Amazon MP3s

I’m sure all you clever denizens of the internets know about Amazon’s MP3 download store. It’s often touted—by the guys on MacBreak Weekly, for example—as being cheaper than iTunes: 89 cents per track. While this is true for many tracks, it’s my experience that most of Amazon’s MP3s are selling for iTunes-standard price of 99 cents. The more important advantage of Amazon’s store is that its tracks are high quality (256 kbps) and DRM-free. They can be moved to and played on any of your computers and iPods without worrying about whether the device is authorized. This is a big win.

But as I said, you already know all that. What you may not know is that every day Amazon puts an album on sale for $1.99, $2.99, or $3.99. These aren’t the latest and hottest releases, but they’re often quite good. You can see the Daily Deal in the upper left corner of the Amazon MP3 home page.

Of course, you don’t want to go visit a particular web page every day. You want the Daily Deal delivered directly to you. An RSS feed would be a great solution. As far as I know, Amazon itself doesn’t provide one. This robo-blog was posting the current deal every day and has a feed you can subscribe to. Unfortunately, it hasn’t updated in a couple of days. My guess is that its posts were generated by screen-scraping the Amazon page and a recent Amazon redesign borked the updates. It’s sad that the latest entry—now sitting there for three days—is the execrable No Jacket Required from the even more execrable Phil Collins. Maybe it will come back.

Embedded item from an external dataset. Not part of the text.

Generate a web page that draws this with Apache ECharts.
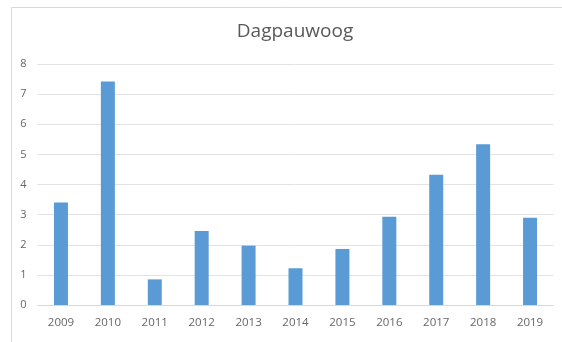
<!DOCTYPE html>
<html>
<head>
<meta charset="utf-8">
<script src="https://cdn.jsdelivr.net/npm/echarts@6/dist/echarts.min.js"></script>
<style>html,body{margin:0;padding:0;background:#fff;}#c{width:562px;height:342px;}</style>
</head>
<body>
<div id="c"></div>
<script>
const title = "Dagpauwoog";
const years = ["2009","2010","2011","2012","2013","2014","2015","2016","2017","2018","2019"];
const values = [3.4, 7.42, 0.85, 2.46, 1.97, 1.22, 1.86, 2.93, 4.32, 5.34, 2.9];
const yTicks = [0, 1, 2, 3, 4, 5, 6, 7, 8];

const chart = echarts.init(document.getElementById('c'), null, {renderer: 'canvas'});
chart.setOption({
  backgroundColor: '#ffffff',
  animation: false,
  graphic: [{
    type: 'rect', left: 9, top: 5,
    shape: {width: 560, height: 340},
    style: {fill: 'none', stroke: '#d9d9d9', lineWidth: 1}
  }],
  title: {
    text: title, left: 290, textAlign: 'center', top: 17,
    textStyle: {fontFamily: 'Open Sans', fontSize: 19, fontWeight: 'normal', color: '#595959'}
  },
  grid: {left: 37.5, right: 8.5, top: 64, bottom: 37, containLabel: false},
  xAxis: {
    type: 'category', data: years,
    axisLine: {lineStyle: {color: '#d9d9d9'}},
    axisTick: {show: false},
    axisLabel: {fontFamily: 'Open Sans', fontSize: 11.5, color: '#666666', margin: 12}
  },
  yAxis: {
    type: 'value', min: yTicks[0], max: yTicks[yTicks.length - 1], interval: 1,
    axisLine: {show: false}, axisTick: {show: false},
    splitLine: {lineStyle: {color: '#e3e3e3'}},
    axisLabel: {fontFamily: 'Open Sans', fontSize: 11, color: '#666666', margin: 11}
  },
  series: [{
    type: 'bar', data: values, barWidth: 14,
    itemStyle: {color: '#5b9bd5'}
  }]
});
</script>
</body>
</html>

In the meantime, you have two choices for getting updates on the Daily Deal:

  1. If you’re a Twitterer, you can go to the amazonmp3 Twitter page and click the Follow button. Amazon has set up a Twitter bot that tweets the Daily Deal once a day, usually around noon, Central Time. The tweet contains a link to the Deals page, which includes the Daily Deal as well as some more expensive options.
  2. If you’re not into the Twitter, you can still take advantage of it, because Twitter creates feeds for the tweets of all its users in both the RSS and Atom flavors. I’ve always thought it was kind of goofy for Twitter to generate feeds for tweets, but here’s a good use for it.

I do not work for Amazon, and I’m not getting paid for this. I just think their MP3 store is great.